É preciso esclarecer, contudo, que, para Bourdieu, a consciência só pode ser apreendida a partir do seu caráter prático e, portanto. Esta é outra importante característica da gênese do habitus. Ele não é uma estrutura ideal, nem mesmo puramente mental; antes, encontra-se inscrito, assim como o caráter ativo da consciência que lhe é intrínseco, na objetividade dos corpos, das práticas. Ao compreender a consciência (habitus) enquanto mediadora entre a objetividade do mundo e a objetividade das práticas (objetividade do sujeito/agente), o autor tem por pretensão romper com a percepção dualista entre sujeito e objeto, matéria e espírito, forma e conteúdo, teoria e prática. Em resumo, desde sua gênese, o habitus tem por pretensão compreender a relação sujeito/objeto para além dos pares de oposição – culminando, por vezes, como já explicitado, na supressão total dessas dualidades. A citação a seguir expressa essa percepção do caráter prático da consciência.

Os trabalhadores tem uma justa percepção de sua situação objetiva e, consequentemente, das chances objetivas oferecidas aos indivíduos de sua condição, mesmo que eles não consigam formular em um discurso adequado, essa consciência se exprime sem equívoco na linguagem das condutas e das atitudes. (Idem. pp. 328 e 329. Tradução nossa)4

Faremos uma breve reconstrução da gênese das questões expostas anteriormente, tendo como ponto de partida os três textos, citados acima, deste período, dos quais o último é uma síntese dos dois primeiros, uma sistematização conceitual das questões presentes neles de forma esparsa.

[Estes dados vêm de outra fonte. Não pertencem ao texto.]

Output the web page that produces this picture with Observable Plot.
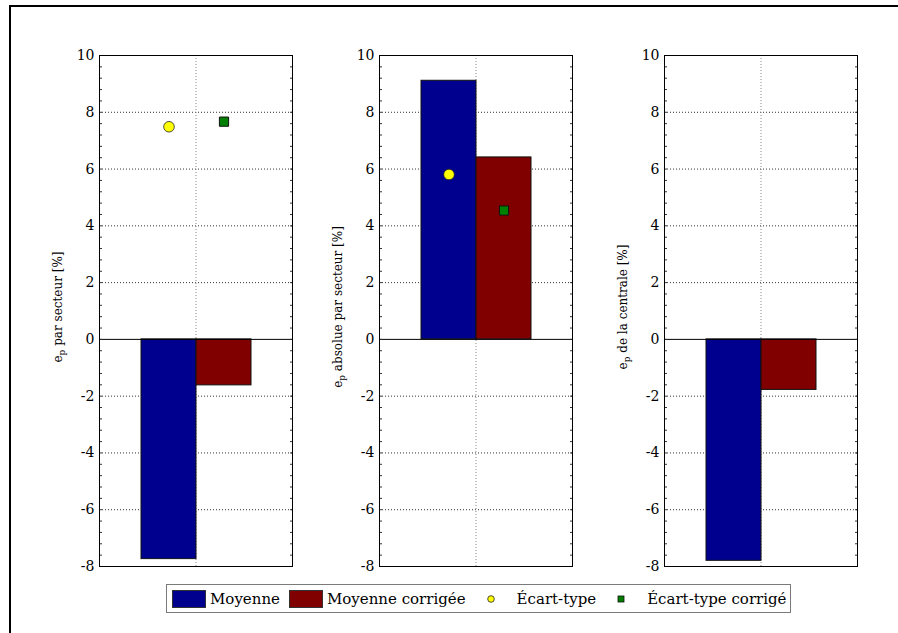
<!DOCTYPE html>
<html><head><meta charset="utf-8">
<script src="https://cdn.jsdelivr.net/npm/d3@7"></script>
<script src="https://cdn.jsdelivr.net/npm/@observablehq/plot@0.6"></script>
<style>
body{margin:0;background:#fff;}
#fig{position:relative;width:898px;height:633px;overflow:hidden;font-family:"DejaVu Serif",serif;background:#fff;}
.panel{position:absolute;top:40px;}
svg.panel, svg.panel text{font-family:"DejaVu Serif",serif !important;}
#border{position:absolute;left:9px;top:5px;width:1000px;height:1000px;border-left:2px solid #000;border-top:2px solid #000;box-sizing:border-box;}
#legend{position:absolute;left:166px;top:584px;width:625px;height:29px;border:1px solid #7a7a7a;box-sizing:border-box;display:flex;align-items:center;font-size:15px;color:#000;white-space:nowrap;}
#legend .sw{display:block;flex:none;}
</style></head>
<body><div id="fig"><div id="border"></div></div>
<script>
// ---- data ----
const yLabels = ["par secteur [%]", "absolue par secteur [%]", "de la centrale [%]"];
const seriesNames = ["Moyenne", "Moyenne corrigée"];
const moyenne = [-7.74, 9.11, -7.80];
const moyenneCorrigee = [-1.62, 6.41, -1.78];
const ecartType = [7.49, 5.81, null];
const ecartTypeCorrige = [7.67, 4.54, null];
const legendLabels = ["Moyenne", "Moyenne corrigée", "Écart-type", "Écart-type corrigé"];
const yTicks = [-8, -6, -4, -2, 0, 2, 4, 6, 8, 10];
const gridTicks = [-6, -4, -2, 2, 4, 6, 8];
const minorTicks = d3.range(-8, 10.001, 0.4).map(v => Math.round(v * 10) / 10);

// ---- styles ----
const barColors = ["#00008F", "#800000"];
const dotColor = "#FFFF00";
const squareColor = "#008000";
const panelLefts = [99, 379, 664];
const PW = 193, PH = 511, ML = 62, MR = 10, MT = 15, MB = 15;

const fig = document.getElementById("fig");

panelLefts.forEach((left, i) => {
  const bars = [
    {series: seriesNames[0], value: moyenne[i]},
    {series: seriesNames[1], value: moyenneCorrigee[i]}
  ];
  const sA = ecartType[i] == null ? [] : [{series: seriesNames[0], value: ecartType[i]}];
  const sB = ecartTypeCorrige[i] == null ? [] : [{series: seriesNames[1], value: ecartTypeCorrige[i]}];
  const chart = Plot.plot({
    width: ML + PW + MR, height: MT + PH + MB,
    marginLeft: ML, marginRight: MR, marginTop: MT, marginBottom: MB,
    style: {fontFamily: "DejaVu Serif", fontSize: "14px", background: "transparent", color: "#000"},
    x: {type: "band", domain: seriesNames, paddingInner: 0, paddingOuter: 0.75, axis: null},
    y: {domain: [-8, 10], axis: null},
    color: {domain: seriesNames, range: barColors},
    marks: [
      Plot.gridY(gridTicks, {stroke: "#333", strokeOpacity: 1, strokeDasharray: "1,2"}),
      Plot.ruleX([0], {x: null, stroke: "#888", strokeDasharray: "1,2"}),
      Plot.barY(bars, {x: "series", y: "value", fill: "series", stroke: "#111", strokeWidth: 1}),
      Plot.ruleY([0], {stroke: "#000"}),
      Plot.dot(sA, {x: "series", y: "value", r: 5.3, fill: dotColor, stroke: "#222", strokeWidth: 0.8}),
      Plot.dot(sB, {x: "series", y: "value", symbol: "square", r: 5.2, fill: squareColor, stroke: "#111", strokeWidth: 1}),
      Plot.axisY(minorTicks, {anchor: "left", tickSize: -3, tickFormat: () => "", label: null, stroke: "#333"}),
      Plot.axisY(minorTicks, {anchor: "right", tickSize: -3, tickFormat: () => "", label: null, stroke: "#333"}),
      Plot.axisY(yTicks, {anchor: "left", tickSize: 0, tickPadding: 5, label: null, tickFormat: d => String(d), fontSize: 14}),
      Plot.frame({stroke: "#000"}),
      Plot.text([yLabels[i]], {frameAnchor: "left", textAnchor: "middle", lineAnchor: "middle", text: d => "§" + d, rotate: -90, dx: -41, dy: -4, fontSize: 12})
    ]
  });
  d3.select(chart).selectAll("text").filter(function () { return this.textContent.startsWith("§"); })
    .each(function () {
      const rest = this.textContent.slice(1);
      const t = d3.select(this);
      t.text(null);
      t.append("tspan").text("e");
      t.append("tspan").attr("dy", 3).attr("font-size", 9).text("p");
      t.append("tspan").attr("dy", -3).text(" " + rest);
    });
  chart.classList.add("panel");
  chart.style.left = (left - ML) + "px";
  fig.appendChild(chart);
});

// ---- legend ----
const legend = document.createElement("div");
legend.id = "legend";
function swatchRect(color, ml) {
  const s = d3.create("svg").attr("class", "sw").attr("width", 34).attr("height", 18)
    .style("margin-left", ml + "px").style("margin-right", "4px");
  s.append("rect").attr("x", 0.5).attr("y", 0.5).attr("width", 33).attr("height", 17).attr("fill", color).attr("stroke", "#333");
  return s.node();
}
function swatchMarker(kind) {
  const s = d3.create("svg").attr("class", "sw").attr("width", 51).attr("height", 18);
  if (kind === "dot") s.append("circle").attr("cx", 25).attr("cy", 9).attr("r", 3.3).attr("fill", dotColor).attr("stroke", "#222").attr("stroke-width", 0.8);
  else s.append("rect").attr("x", 22).attr("y", 6).attr("width", 6).attr("height", 6).attr("fill", squareColor).attr("stroke", "#111").attr("stroke-width", 0.8);
  return s.node();
}
function label(t) { const sp = document.createElement("span"); sp.textContent = t; return sp; }
legend.appendChild(swatchRect(barColors[0], 5));
legend.appendChild(label(legendLabels[0]));
legend.appendChild(swatchRect(barColors[1], 9));
legend.appendChild(label(legendLabels[1]));
legend.appendChild(swatchMarker("dot"));
legend.appendChild(label(legendLabels[2]));
legend.appendChild(swatchMarker("square"));
legend.appendChild(label(legendLabels[3]));
fig.appendChild(legend);
</script>
</body></html>
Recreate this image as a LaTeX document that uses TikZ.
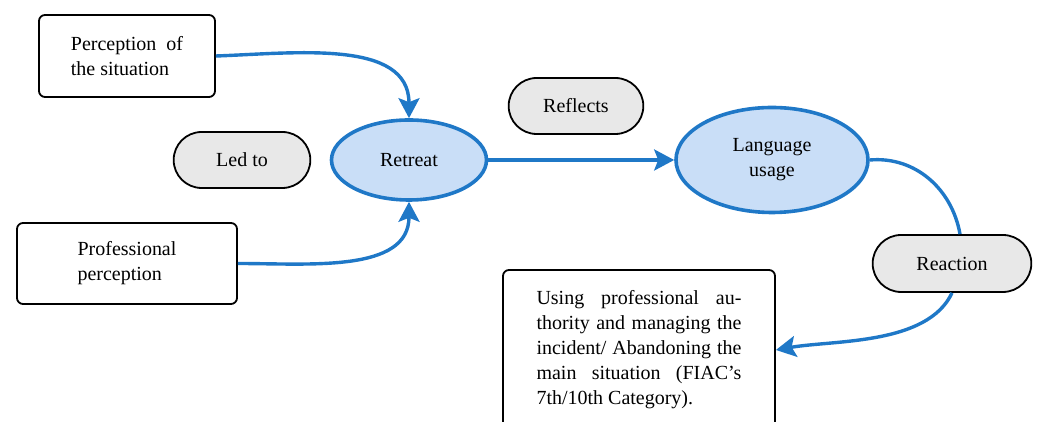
\documentclass[tikz,border=0pt]{standalone}
\usepackage{fontspec}
\setmainfont{Liberation Serif}
\usepackage{tikz}
\usetikzlibrary{arrows.meta}
\usetikzlibrary{shapes.geometric}
\usetikzlibrary{shapes.misc}
\definecolor{flowblue}{rgb}{0.12,0.47,0.78}
\definecolor{stagefill}{rgb}{0.79,0.87,0.97}
\definecolor{pillfill}{rgb}{0.91,0.91,0.91}
\tikzset{
  every node/.style={font=\fontsize{10}{12.5}\selectfont},
  factbox/.style={draw, line width=0.9pt, rounded corners=3pt, align=left},
  linkpill/.style={draw, line width=0.9pt, rounded rectangle, fill=pillfill, minimum height=28pt},
  stage/.style={draw=flowblue, line width=1.8pt, ellipse, fill=stagefill, align=center},
  flow/.style={draw=flowblue, line width=1.7pt, -{Stealth[length=10pt,width=10.5pt,inset=2pt]}},
  plainflow/.style={draw=flowblue, line width=1.7pt}
}
\begin{document}
\begin{tikzpicture}[line join=round]
\useasboundingbox (0pt,0pt) rectangle (520.5pt,211pt);
%%
\node (situation) at (63.5pt,183pt) [factbox,minimum width=88pt,minimum height=41pt] {Perception\ \ of\\the situation};
  \node (professional) at (63.5pt,79.25pt) [factbox,minimum width=110pt,minimum height=40.5pt] {Professional\\perception};
  \node (ledto) at (121pt,131pt) [linkpill,minimum width=75pt] {Led to};
  \node (retreat) at (204.5pt,131pt) [stage,minimum width=77.5pt,minimum height=40pt] {Retreat};
  \node (reflects) at (288pt,158pt) [linkpill,minimum width=74pt] {Reflects};
  \node (language) at (386pt,131pt) [stage,minimum width=96pt,minimum height=52.5pt] {Language\\usage};
  \node (reaction) at (476pt,79.25pt) [linkpill,minimum width=86pt,minimum height=28.5pt] {Reaction};
  \node (outcome) at (319.5pt,36pt) [factbox,minimum width=136pt,minimum height=80pt,text width=102.5pt,align=justify] {Using professional au-\linebreak thority and managing the\linebreak incident/ Abandoning the\linebreak main situation (FIAC’s\linebreak 7th/10th Category).};
  \draw [flow] (situation.east) to[out=2,in=90] (retreat.north);
  \draw [flow] (professional.east) to[out=0,in=-90] (retreat.south);
  \draw [flow] (retreat.east) -- (language.west);
  \draw [plainflow] (language.east) to[out=5,in=100] ([xshift=4pt]reaction.north);
  \draw [flow] (reaction.south) to[out=-115,in=10,looseness=0.8] (outcome.east);
%
\end{tikzpicture}
\end{document}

1 Bourdieu vai analisar a relação entre as atitudes contraditórias do subproletariado e camponês proletarizado argelino e os grupos socialistas que lutavam pela revolução na Argélia.

2 Foi publicado na França como Argérie 60: structures économiques et structures temporelles(1977).

3 Original: “La conscience du chômage structurel peut inspirer les conduites et determiner les opinions sans apparaître clairement aux esprits qu’elle hante et sans parvenir à se formuler explicitement. Et cela, tout spécialement dans les catégories sociales les plus défavorisées, les sous-prolétariat des villes et les ruraux prolétarisés. Aussi, avant de décrire les formes et les degrés de la conscience du chômage (et de la conscience de la domination coloniale qui en est solidaire), il s’agit de déterminer comment, implicite ou explicite, elle dirige les conduites et anime les pensées.

4 Original: “Les travailleurs ont une juste perception de la situation objective et, en l’occurence, des chances objectives qui s’offrent aux individus de leur condition; lors même qu’elle ne parvient pas à se formuler dans un discours adéquat, cette conscience s’exprime sans équivoque dans le langage des conduits et des attitudes.